В этот момент Цапля произнесла слова, которые вполне можно было принять за извинение. Раньше Жаб ни разу ничего такого от нее не слышал.
– Прошу прощения, – сказала психотерапевт, – видимо, я не смогла в точности донести до вас мою позицию. А может, вы просто еще не готовы рассматривать столь специфичную мысль. Вам кажется, будто я вас обвиняю, хотя я ничего такого даже близко не говорила. Поэтому давайте пока поставим в этом вопросе точку и вернемся к нему потом.
– Ну если так… – обиженно протянул Жаб. – Но вообще-то мне хотелось бы больше узнать об этих так называемых играх. Насколько я понимаю, есть и другие, в которые, на ваш взгляд, играю и я, так?
– Да, думаю, так оно и есть, – ответила Цапля. – Но, уходя в такую глухую защиту, на данном этапе вы просто не в состоянии их анализировать. Давайте лучше перейдем к другим вопросам.
Стало тихо. Жаб понял, что слова Цапли вызвали в его душе бурю эмоций, но не мог взять в толк почему.
– Ладно, – произнес он, – хотя в ваших словах, полагаю, действительно может быть правда. Когда вы сказали, что я вступаю в сговор с другими, чтобы сделать себя несчастным, это страшно вывело меня из себя. Добровольно лишать себя счастья? Это же несусветная глупость!

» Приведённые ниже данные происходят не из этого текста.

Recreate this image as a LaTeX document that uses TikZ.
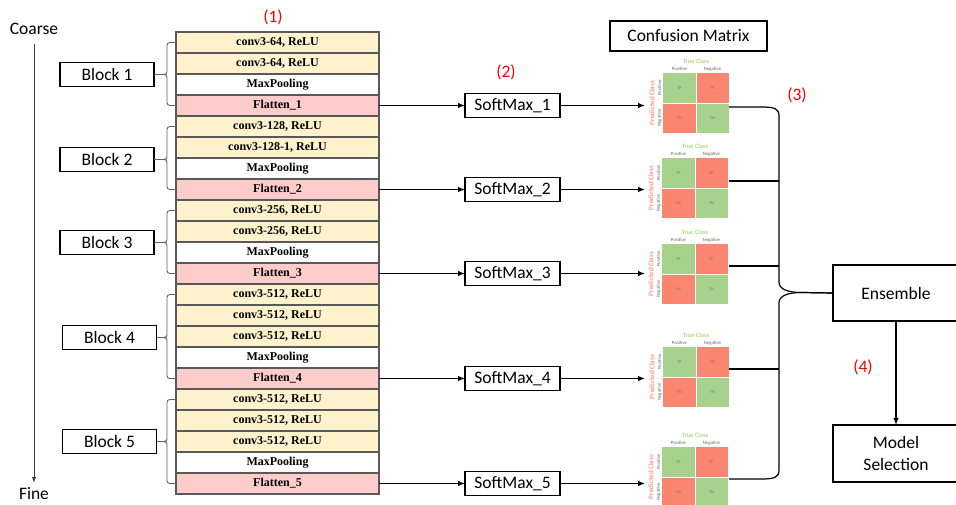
\documentclass[tikz,border=0pt]{standalone}
\usepackage{fontspec}
\setmainfont{Carlito}
\newfontfamily\layerfont{Liberation Serif}
\usetikzlibrary{arrows.meta,calc}
\definecolor{convc}{RGB}{255,242,204}
\definecolor{flatc}{RGB}{255,204,204}
\definecolor{edgec}{RGB}{89,89,89}
\definecolor{cmg}{RGB}{169,209,142}
\definecolor{cmr}{RGB}{250,133,112}
\definecolor{tcg}{RGB}{146,208,80}
\definecolor{pcr}{RGB}{245,120,100}
\definecolor{labred}{RGB}{255,0,0}
\newcommand\Lyr[3]{\node[#2] (L#1) at (277.5,{42.5+21*#1}) {#3};}
\newcommand\blockbrace[3]{%
 \draw[brc] let \p1=(#1.west), \p2=(#2.west), \p3=(#3.east) in
  (\p1) -- (\x1-6pt,\y1) .. controls (\x1-8pt,\y1) and (\x1-9pt,\y1-1pt) .. (\x1-9pt,\y1-3pt)
  -- (\x1-9pt,\y3+3pt) .. controls (\x1-9pt,\y3+1pt) and (\x1-10pt,\y3) .. (\x1-12pt,\y3)
  -- (\p3)
  (\x1-12pt,\y3) .. controls (\x1-10pt,\y3) and (\x1-9pt,\y3-1pt) .. (\x1-9pt,\y3-3pt)
  -- (\x2-9pt,\y2+3pt) .. controls (\x2-9pt,\y2+1pt) and (\x2-8pt,\y2) .. (\x2-6pt,\y2) -- (\p2);}
\newcommand\cmat[3]{%
 \begin{scope}[shift={(#2,#3)}]
  \node[minimum width=66pt, minimum height=60pt] (#1) at (0,0) {};
  \fill[cmg] (-33,-30) rectangle (0,0);
  \fill[cmr] (0,-30) rectangle (33,0);
  \fill[cmr] (-33,0) rectangle (0,30);
  \fill[cmg] (0,0) rectangle (33,30);
  \draw[white, line width=0.8pt] (-33,0) -- (33,0) (0,-30) -- (0,30);
  \node[cell] (#1tp) at (-16.5,-15) {TP};
  \node[cell] (#1fp) at (16.5,-15) {FP};
  \node[cell] (#1fn) at (-16.5,15) {FN};
  \node[cell] (#1tn) at (16.5,15) {TN};
  \node[tc] (#1tc) at (0,-42) {True Class};
  \node[ax] (#1cp) at (-16.5,-34) {Positive};
  \node[ax] (#1cn) at (16.5,-34) {Negative};
  \node[pc, rotate=90] (#1pc) at (-44,0) {Predicted Class};
  \node[ax, rotate=90] (#1rp) at (-36.5,-15) {Positive};
  \node[ax, rotate=90] (#1rn) at (-36.5,15) {Negative};
 \end{scope}}
\begin{document}
\begin{tikzpicture}[x=1pt,y=-1pt,
 every node/.style={inner sep=0pt, outer sep=0pt},
 layer/.style={draw=edgec, line width=1.2pt, minimum width=203pt, minimum height=21pt, font=\layerfont\bfseries\fontsize{12}{14}\selectfont},
 conv/.style={layer, fill=convc},
 pool/.style={layer, fill=white},
 flat/.style={layer, fill=flatc},
 blk/.style={draw=black, line width=1.3pt, minimum width=94pt, minimum height=24pt, font=\fontsize{17.5}{20}\selectfont},
 smx/.style={draw=black, line width=1.3pt, minimum width=95pt, minimum height=24pt, font=\fontsize{17.5}{20}\selectfont},
 bigbox/.style={draw=black, line width=1.3pt, minimum width=126pt, font=\fontsize{17.5}{22}\selectfont, align=center},
 lab/.style={text=labred, font=\fontsize{17.5}{20}\selectfont},
 plain/.style={font=\fontsize{17.5}{20}\selectfont},
 arr/.style={draw=black, line width=1.2pt, -{Latex[length=7pt,width=5.5pt]}},
 wire/.style={draw=black, line width=1.2pt},
 brc/.style={draw=gray!75!black, line width=0.9pt},
 cell/.style={text=black!55, font=\fontsize{4}{5}\selectfont},
 tc/.style={text=tcg, font=\fontsize{6.5}{7}\selectfont},
 pc/.style={text=pcr, font=\fontsize{7.2}{8}\selectfont},
 ax/.style={text=black!60, font=\fontsize{4.8}{5}\selectfont},
]
\useasboundingbox (0,0) rectangle (956,504);
\fill[white] (0,0) rectangle (956,504);

% layers
\Lyr{0}{conv}{conv3-64, ReLU}
\Lyr{1}{conv}{conv3-64, ReLU}
\Lyr{2}{pool}{MaxPooling}
\Lyr{3}{flat}{Flatten\_1}
\Lyr{4}{conv}{conv3-128, ReLU}
\Lyr{5}{conv}{conv3-128-1, ReLU}
\Lyr{6}{pool}{MaxPooling}
\Lyr{7}{flat}{Flatten\_2}
\Lyr{8}{conv}{conv3-256, ReLU}
\Lyr{9}{conv}{conv3-256, ReLU}
\Lyr{10}{pool}{MaxPooling}
\Lyr{11}{flat}{Flatten\_3}
\Lyr{12}{conv}{conv3-512, ReLU}
\Lyr{13}{conv}{conv3-512, ReLU}
\Lyr{14}{conv}{conv3-512, ReLU}
\Lyr{15}{pool}{MaxPooling}
\Lyr{16}{flat}{Flatten\_4}
\Lyr{17}{conv}{conv3-512, ReLU}
\Lyr{18}{conv}{conv3-512, ReLU}
\Lyr{19}{conv}{conv3-512, ReLU}
\Lyr{20}{pool}{MaxPooling}
\Lyr{21}{flat}{Flatten\_5}

% blocks
\node[blk] (B1) at (107,74.5) {Block 1};
\node[blk] (B2) at (107,159.5) {Block 2};
\node[blk] (B3) at (107,242.5) {Block 3};
\node[blk] (B4) at (109.5,337.5) {Block 4};
\node[blk] (B5) at (109.5,441.5) {Block 5};
\blockbrace{L0}{L3}{B1}
\blockbrace{L4}{L7}{B2}
\blockbrace{L8}{L11}{B3}
\blockbrace{L12}{L16}{B4}
\blockbrace{L17}{L21}{B5}

% coarse / fine
\node[plain] (coarse) at (34,29) {Coarse};
\node[plain] (fine) at (34,494) {Fine};
\draw[draw=black!75, line width=1pt, -{Latex[length=6pt,width=4.5pt]}, shorten <=9pt, shorten >=5pt] (coarse.south) -- (fine.north);

% labels
\node[lab] (n1) at (273,17) {(1)};
\node[lab] (n2) at (506,72) {(2)};
\node[lab] (n3) at (797,95) {(3)};
\node[lab] (n4) at (863,367) {(4)};

% softmax
\node[smx] (S1) at (512.5,105.5) {SoftMax\_1};
\node[smx] (S2) at (512.5,189.5) {SoftMax\_2};
\node[smx] (S3) at (512.5,273.5) {SoftMax\_3};
\node[smx] (S4) at (512.5,378.5) {SoftMax\_4};
\node[smx] (S5) at (512.5,483.5) {SoftMax\_5};
\draw[arr] (L3.east) -- (S1.west);
\draw[arr] (L7.east) -- (S2.west);
\draw[arr] (L11.east) -- (S3.west);
\draw[arr] (L16.east) -- (S4.west);
\draw[arr] (L21.east) -- (S5.west);

% confusion matrices
\node[draw=black, line width=1.3pt, minimum width=157pt, minimum height=30pt, font=\fontsize{17.5}{20}\selectfont] (CM) at (688.5,36) {Confusion Matrix};
\cmat{M1}{696}{103}
\cmat{M2}{695}{188}
\cmat{M3}{695}{274}
\cmat{M4}{696}{377}
\cmat{M5}{695}{477}
\coordinate (a1) at (645,105.5);
\coordinate (a2) at (645,189.5);
\coordinate (a3) at (645,273.5);
\coordinate (a4) at (645,378.5);
\coordinate (a5) at (645,483.5);
\draw[arr] (S1.east) -- (a1);
\draw[arr] (S2.east) -- (a2);
\draw[arr] (S3.east) -- (a3);
\draw[arr] (S4.east) -- (a4);
\draw[arr] (S5.east) -- (a5);

% ensemble
\node[bigbox, minimum height=56pt] (E) at (896,293) {Ensemble};
\node[bigbox, minimum height=57pt] (MS) at (896,453.5) {Model\\Selection};
\draw[arr] (E.south) -- (MS.north);

\coordinate (o1) at (729,107);
\coordinate (o2) at (729,181);
\coordinate (o3) at (729,266);
\coordinate (o4) at (729,369);
\coordinate (o5) at (729,479);
\coordinate (jx) at (779,300);
\draw[wire] (o1) -- (762,107) .. controls (775,107) and (779,109) .. (779,116) -- (779,282) .. controls (779,289) and (787,292.5) .. (802,292.5) -- (E.west);
\draw[wire] (E.west) -- (802,292.5) .. controls (787,292.5) and (779,296) .. (779,303) -- (779,470) .. controls (779,477) and (775,479) .. (762,479) -- (o5);
\draw[wire] (o2) -- (o2 -| jx);
\draw[wire] (o3) -- (o3 -| jx);
\draw[wire] (o4) -- (o4 -| jx);
\end{tikzpicture}
\end{document}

– Послушайте, Жаб, – ответила на это Цапля, – некоторые мысли, возникающие в результате нашей с вами работы, поначалу могут казаться дурацкими, нелогичными, а порой даже и пугать. И самое ожесточенное сопротивление мы оказываем как раз тем идеям, которые могут привести к самым грандиозным озарениям.
– Почему это? – спросил Жаб.
– Потому что они больше всего угрожают нашему душевному равновесию, – ответила Цапля. – Такого рода представления обладают максимальным потенциалом к личностным переменам на самом глубинном уровне. А это процесс болезненный, хотя в этом, полагаю, вы уже убедились. Увиденное при взгляде на себя нравится нам далеко не всегда. Переход от нынешних позиций к желаемым неизбежно влечет за собой изменения в плане поведения и отношения к различным жизненным аспектам. Чтобы добиться этого, требуются смелость, решимость и упорный труд. Теперь, Жаб, вы и сами понимаете, почему не хотите открыть дверь, ведущую к столь непростому, болезненному пути.
– Но ведь этот путь ведет к огромному пониманию… – тихо молвил Жаб.
– Несомненно, – ответила Цапля, – как раз по этой причине мы с вами и работаем, двигаясь по нему вместе.
Они сели и надолго умолкли. В воцарившейся тишине явственно сквозили дружелюбные нотки.
– Ну что, давайте дальше? – спросила наконец Цапля. – Вы рассказали мне о визите Барсука и о чувствах, которые он вызвал в вашей душе. А раз так, то позвольте мне задать вам один вопрос. Как по-вашему, в каком состоянии он находился, когда к вам зашел?
– Ну уж точно не в эго-состоянии ребенка, – ответил Жаб. – Мне с большим трудом верится, что он вообще когда-то был маленьким.